Aim: Give an exact transcription of every line, dropping the images.

Data excerpt:
|---|
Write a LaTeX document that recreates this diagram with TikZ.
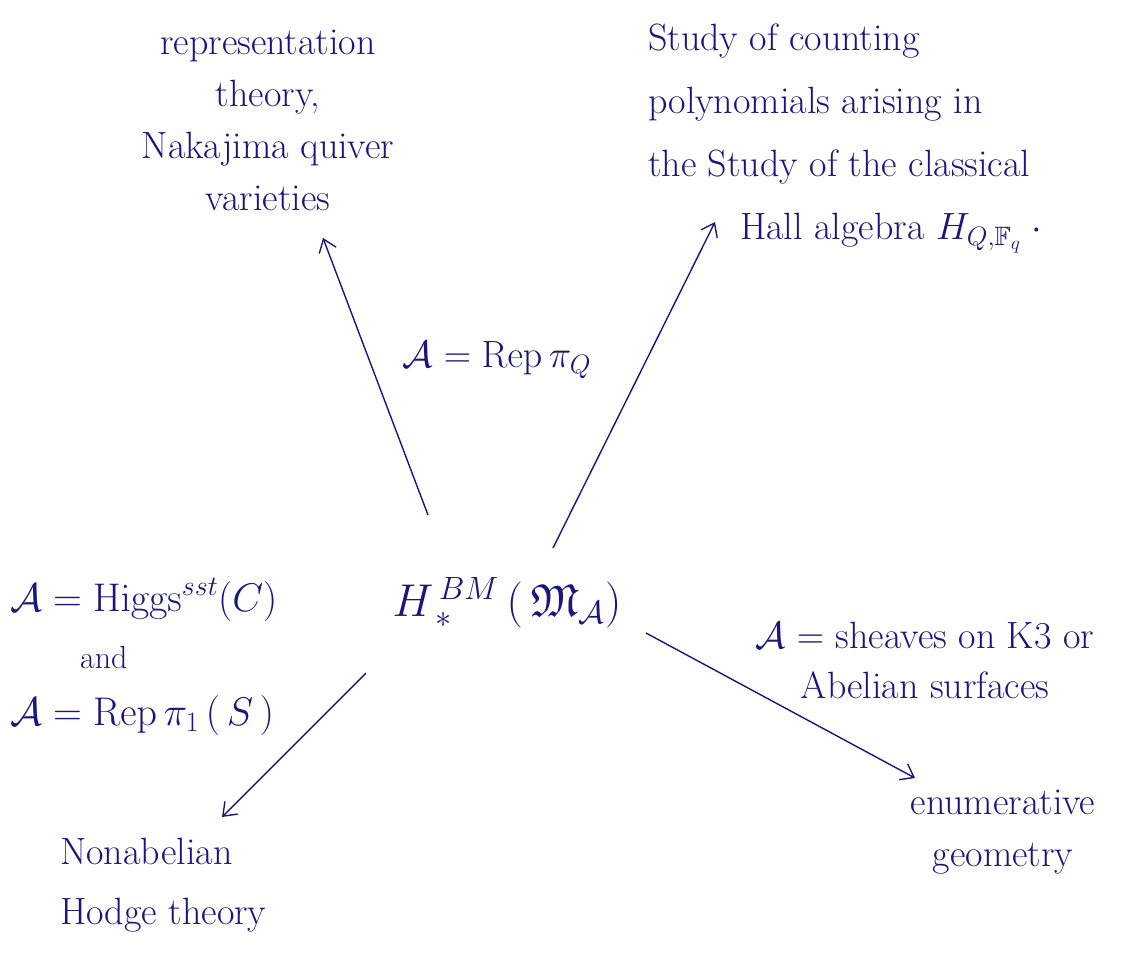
\RequirePackage{fix-cm}
\documentclass[tikz,border=0pt]{standalone}
\usepackage{amsmath,amssymb}
\usetikzlibrary{arrows.meta}
\definecolor{ink}{RGB}{25,22,125}
\tikzset{
  txt/.style={text=ink, font=\fontsize{38}{52}\selectfont, inner sep=0pt},
  arr/.style={draw=ink, line width=1.4pt, -{Straight Barb[length=12pt,width=18pt,line width=1.4pt]}}
}
\begin{document}
\begin{tikzpicture}[x=1pt,y=1pt]
\useasboundingbox (0,0) rectangle (1141,-962);
% texts
\node[txt, align=center] (rep) at (268,-120) {representation\\theory,\\Nakajima quiver\\varieties};
\node[txt, align=left, anchor=north west, font=\fontsize{38}{63}\selectfont] (hall) at (648,-24) {Study of counting\\polynomials arising in\\the Study of the classical\\\hspace{92pt}Hall algebra $H_{Q,\mathbb{F}_q}\;\cdot$};
\node[txt, font=\fontsize{46}{54}\selectfont] (H) at (507,-603) {$H^{\,BM}_{\,*}\,(\,\mathfrak{M}_{\mathcal{A}})$};
\node[txt, anchor=west, font=\fontsize{40}{52}\selectfont] (higgs) at (10,-600) {$\mathcal{A} = \mathrm{Higgs}^{sst}(C)$};
\node[txt, anchor=west, font=\fontsize{32}{36}\selectfont] (and) at (80,-658) {and};
\node[txt, anchor=west, font=\fontsize{40}{52}\selectfont] (reppi) at (10,-715) {$\mathcal{A} = \mathrm{Rep}\,\pi_1\,(\,S\,)$};
\node[txt] (repq) at (497,-360) {$\mathcal{A} = \mathrm{Rep}\,\pi_Q$};
\node[txt, align=center, font=\fontsize{38}{50}\selectfont] (sheaves) at (925,-660) {$\mathcal{A}=$ sheaves on K3 or\\Abelian surfaces};
\node[txt, align=left, anchor=north west, font=\fontsize{38}{60}\selectfont] (hodge) at (60,-838) {Nonabelian\\Hodge theory};
\node[txt, align=center] (enum) at (1003,-832) {enumerative\\geometry};
% connector endpoints
\coordinate (a1) at (428,-515); \coordinate (b1) at (323,-238);
\coordinate (a2) at (553,-548); \coordinate (b2) at (715,-222);
\coordinate (a3) at (366,-673); \coordinate (b3) at (222,-817);
\coordinate (a4) at (646,-633); \coordinate (b4) at (915,-778);
\draw[arr] (a1) -- (b1);
\draw[arr] (a2) -- (b2);
\draw[arr] (a3) -- (b3);
\draw[arr] (a4) -- (b4);
\end{tikzpicture}
\end{document}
|---|
Task output:
Write a LaTeX document that recreates this diagram with TikZ.
\RequirePackage{fix-cm}
\documentclass[tikz,border=0pt]{standalone}
\usepackage{amsmath,amssymb}
\usetikzlibrary{arrows.meta}
\definecolor{ink}{RGB}{25,22,125}
\tikzset{
  txt/.style={text=ink, font=\fontsize{38}{52}\selectfont, inner sep=0pt},
  arr/.style={draw=ink, line width=1.4pt, -{Straight Barb[length=12pt,width=18pt,line width=1.4pt]}}
}
\begin{document}
\begin{tikzpicture}[x=1pt,y=1pt]
\useasboundingbox (0,0) rectangle (1141,-962);
% texts
\node[txt, align=center] (rep) at (268,-120) {representation\\theory,\\Nakajima quiver\\varieties};
\node[txt, align=left, anchor=north west, font=\fontsize{38}{63}\selectfont] (hall) at (648,-24) {Study of counting\\polynomials arising in\\the Study of the classical\\\hspace{92pt}Hall algebra $H_{Q,\mathbb{F}_q}\;\cdot$};
\node[txt, font=\fontsize{46}{54}\selectfont] (H) at (507,-603) {$H^{\,BM}_{\,*}\,(\,\mathfrak{M}_{\mathcal{A}})$};
\node[txt, anchor=west, font=\fontsize{40}{52}\selectfont] (higgs) at (10,-600) {$\mathcal{A} = \mathrm{Higgs}^{sst}(C)$};
\node[txt, anchor=west, font=\fontsize{32}{36}\selectfont] (and) at (80,-658) {and};
\node[txt, anchor=west, font=\fontsize{40}{52}\selectfont] (reppi) at (10,-715) {$\mathcal{A} = \mathrm{Rep}\,\pi_1\,(\,S\,)$};
\node[txt] (repq) at (497,-360) {$\mathcal{A} = \mathrm{Rep}\,\pi_Q$};
\node[txt, align=center, font=\fontsize{38}{50}\selectfont] (sheaves) at (925,-660) {$\mathcal{A}=$ sheaves on K3 or\\Abelian surfaces};
\node[txt, align=left, anchor=north west, font=\fontsize{38}{60}\selectfont] (hodge) at (60,-838) {Nonabelian\\Hodge theory};
\node[txt, align=center] (enum) at (1003,-832) {enumerative\\geometry};
% connector endpoints
\coordinate (a1) at (428,-515); \coordinate (b1) at (323,-238);
\coordinate (a2) at (553,-548); \coordinate (b2) at (715,-222);
\coordinate (a3) at (366,-673); \coordinate (b3) at (222,-817);
\coordinate (a4) at (646,-633); \coordinate (b4) at (915,-778);
\draw[arr] (a1) -- (b1);
\draw[arr] (a2) -- (b2);
\draw[arr] (a3) -- (b3);
\draw[arr] (a4) -- (b4);
\end{tikzpicture}
\end{document}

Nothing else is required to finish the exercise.